The general rule regarding custodial searches is that "in the case of a lawful custodial arrest a full search of the person is not only an exception to the warrant requirement of the Fourth Amendment, but is also a 'reasonable' search under that Amendment" (United States v Robinson, 414 US 218, 235 [1973]). However, the Supreme Court of the United States in Riley declined to apply this general rule where the search, incident to the defendant's arrest, was of a " 'smart phone,' " i.e., "a cell phone with a broad range of other functions based on advanced computing capability, large storage capacity, and Internet connectivity," seized from the defendant's pants pocket, and included a search of the phone's digital contents (Riley v California, 573 US at 379). The Court declined to extend Robinson's rule to searches of "digital content on cell phones," and held, instead, "that officers must generally secure a warrant before conducting such a search" (Riley v California, 573 US at 386). The Court recognized that "[a] search of the information on a cell phone bears little resemblance to the type of brief physical search considered in Robinson" (Riley v California, 573 US at 386; see Carpenter v United States, 585 US &mdash, 138 S Ct 2206, 2214 [2018]).
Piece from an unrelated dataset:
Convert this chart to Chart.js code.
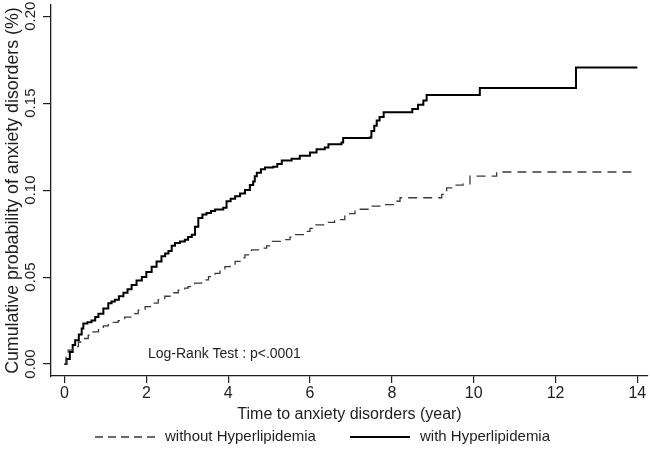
<!DOCTYPE html>
<html>
<head>
<meta charset="utf-8">
<script src="https://cdn.jsdelivr.net/npm/chart.js@4.4.1/dist/chart.umd.min.js"></script>
<style>
  html, body { margin: 0; padding: 0; background: #fff; }
  #wrap { width: 650px; height: 456px; }
</style>
</head>
<body>
<div id="wrap"><canvas id="c" width="650" height="456"></canvas></div>
<script>
// ---- data ----
const seriesNames = ["without Hyperlipidemia", "with Hyperlipidemia"];

const withoutTime = [0, 0.04, 0.09, 0.2, 0.34, 0.46, 0.58, 0.7, 0.83, 0.95, 1.07, 1.19, 1.31, 1.47, 1.64, 1.8, 1.97, 2.13, 2.29, 2.45, 2.62, 2.78, 2.94, 3.02, 3.18, 3.35, 3.52, 3.68, 3.8, 3.92, 4.05, 4.17, 4.29, 4.41, 4.57, 4.82, 4.94, 5.06, 5.39, 5.51, 5.63, 5.88, 6.0, 6.12, 6.4, 6.6, 6.85, 7.1, 7.46, 7.79, 8.12, 8.2, 9.22, 9.34, 9.5, 9.74, 9.91, 10.56, 14.0];
const withoutProb = [0, 0.004, 0.008, 0.010, 0.0127, 0.0147, 0.0166, 0.0185, 0.0204, 0.022, 0.0233, 0.024, 0.025, 0.027, 0.029, 0.031, 0.033, 0.035, 0.037, 0.039, 0.041, 0.0425, 0.0437, 0.0445, 0.0465, 0.0484, 0.0503, 0.0522, 0.054, 0.056, 0.0575, 0.059, 0.061, 0.0628, 0.0657, 0.0666, 0.068, 0.0705, 0.0715, 0.073, 0.0744, 0.0763, 0.078, 0.080, 0.0815, 0.083, 0.0865, 0.089, 0.0908, 0.0917, 0.0936, 0.0956, 0.0975, 0.1013, 0.1029, 0.1036, 0.108, 0.1104, 0.1104];

const withTime = [0, 0.05, 0.13, 0.2, 0.26, 0.35, 0.42, 0.46, 0.56, 0.66, 0.75, 0.83, 0.95, 1.07, 1.15, 1.23, 1.33, 1.44, 1.54, 1.64, 1.76, 1.89, 2.0, 2.13, 2.25, 2.37, 2.46, 2.54, 2.62, 2.7, 2.82, 2.94, 3.02, 3.11, 3.19, 3.27, 3.37, 3.47, 3.58, 3.68, 3.88, 3.96, 4.06, 4.17, 4.29, 4.41, 4.53, 4.61, 4.65, 4.7, 4.8, 4.9, 5.1, 5.2, 5.31, 5.55, 5.75, 6.0, 6.16, 6.36, 6.45, 6.77, 6.81, 7.46, 7.5, 7.57, 7.63, 7.7, 7.8, 8.5, 8.64, 8.77, 8.85, 10.15, 12.5, 14.0];
const withProb = [0, 0.003, 0.007, 0.011, 0.0137, 0.017, 0.0204, 0.0233, 0.024, 0.025, 0.027, 0.029, 0.032, 0.035, 0.036, 0.037, 0.039, 0.041, 0.043, 0.0455, 0.048, 0.050, 0.053, 0.056, 0.059, 0.062, 0.0635, 0.065, 0.068, 0.0696, 0.0705, 0.0715, 0.073, 0.0744, 0.079, 0.084, 0.086, 0.0869, 0.088, 0.0888, 0.0898, 0.0936, 0.095, 0.0965, 0.098, 0.100, 0.103, 0.105, 0.108, 0.110, 0.112, 0.113, 0.1135, 0.115, 0.117, 0.118, 0.1197, 0.1216, 0.1235, 0.1245, 0.1264, 0.1273, 0.1299, 0.1302, 0.134, 0.137, 0.140, 0.142, 0.1447, 0.1466, 0.149, 0.1515, 0.1547, 0.1587, 0.1705, 0.1705];

const xTicks = [0, 2, 4, 6, 8, 10, 12, 14];
const yTicks = [0, 0.05, 0.10, 0.15, 0.20];
const yTickLabels = ["0.00", "0.05", "0.10", "0.15", "0.20"];
const xTitle = "Time to anxiety disorders (year)";
const yTitle = "Cumulative probability of anxiety disorders (%)";
const testText = "Log-Rank Test : p<.0001";
const testPos = { x: 2.04, y: 0.006 };

// ---- chart ----
const FONT = "'Liberation Sans', Arial, sans-serif";
const INK = "#1e1e1e";

function toPoints(xs, ys) { return xs.map((x, i) => ({ x: x, y: ys[i] })); }

// legend layout (position / size only)
const legendLayout = [
  { x0: 95, x1: 158, textX: 165, dash: [8, 5] },
  { x0: 350, x1: 410, textX: 420, dash: [] }
];
const legendY = 437;

const overlay = {
  id: "overlay",
  afterDraw(chart) {
    const ctx = chart.ctx;
    const ys = chart.scales.y, xs = chart.scales.x;
    ctx.save();
    ctx.fillStyle = INK;
    ctx.font = "15px " + FONT;
    ctx.textAlign = "center";
    ctx.textBaseline = "middle";
    yTicks.forEach((v, i) => {
      const py = ys.getPixelForValue(v);
      ctx.save();
      ctx.translate(31, py);
      ctx.rotate(-Math.PI / 2);
      ctx.fillText(yTickLabels[i], 0, 0);
      ctx.restore();
    });
    ctx.font = "14px " + FONT;
    ctx.textAlign = "left";
    ctx.fillText(testText, xs.getPixelForValue(testPos.x), ys.getPixelForValue(testPos.y));

    // legend
    ctx.font = "15px " + FONT;
    chart.data.datasets.forEach((ds, i) => {
      const L = legendLayout[i];
      ctx.save();
      ctx.strokeStyle = ds.borderColor;
      ctx.lineWidth = ds.borderWidth;
      ctx.setLineDash(L.dash);
      ctx.beginPath();
      ctx.moveTo(L.x0, legendY);
      ctx.lineTo(L.x1, legendY);
      ctx.stroke();
      ctx.restore();
      ctx.fillText(ds.label, L.textX, legendY);
    });
    ctx.restore();
  }
};

new Chart(document.getElementById("c"), {
  type: "line",
  data: {
    datasets: [
      {
        label: seriesNames[0],
        data: toPoints(withoutTime, withoutProb),
        borderColor: "#3a3a3a",
        borderWidth: 1.3,
        borderDash: [9, 6],
        stepped: "before",
        pointRadius: 0,
        fill: false
      },
      {
        label: seriesNames[1],
        data: toPoints(withTime, withProb),
        borderColor: "#000000",
        borderWidth: 2,
        stepped: "before",
        pointRadius: 0,
        fill: false
      }
    ]
  },
  options: {
    responsive: false,
    animation: false,
    devicePixelRatio: 1,
    layout: { padding: { left: 0, right: 2, top: 5, bottom: 32 } },
    plugins: {
      tooltip: { enabled: false },
      legend: { display: false }
    },
    scales: {
      x: {
        type: "linear",
        min: -0.33,
        max: 14.26,
        afterBuildTicks: s => { s.ticks = xTicks.map(v => ({ value: v })); },
        grid: { drawOnChartArea: false, drawTicks: true, tickLength: 7, color: INK, lineWidth: 1.2 },
        border: { display: true, color: INK, width: 1.3 },
        ticks: { color: INK, font: { family: FONT, size: 16 }, padding: 1, maxRotation: 0, callback: v => String(v) },
        title: { display: true, text: xTitle, color: INK, font: { family: FONT, size: 16 }, padding: { top: 0.5, bottom: 0 } }
      },
      y: {
        type: "linear",
        min: -0.0069,
        max: 0.2064,
        afterBuildTicks: s => { s.ticks = yTicks.map(v => ({ value: v })); },
        afterFit: s => { s.width = 51; },
        grid: { drawOnChartArea: false, drawTicks: true, tickLength: 8, color: INK, lineWidth: 1.2 },
        border: { display: true, color: INK, width: 1.3 },
        ticks: { display: false },
        title: { display: true, text: yTitle, color: INK, font: { family: FONT, size: 17.8 }, padding: { top: 2, bottom: 0 } }
      }
    }
  },
  plugins: [overlay]
});
</script>
</body>
</html>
Here, unlike in Riley, the subject was a physical search of the phone, in which the police opened the back of the phone and looked under the battery to obtain the phone's serial number. As such, the intrusion on the defendant's privacy was limited to the fact of his ownership of the phone, and did not implicate any of the aspects found to distinguish a digital search from a search of any other physical object (cf. Riley v California, 573 US 373 [2014]). Therefore, Riley did not effect a change in the law controlling the search at issue here.

The defendant's remaining contentions, raised in his pro se supplemental brief, are without merit.

Accordingly, we agree with the County Court's determination to deny the defendant's motion pursuant to CPL 440.10 (see CPL 440.10 [2] [a]). Dillon, J.P., Miller, LaSalle and Iannacci, JJ., concur.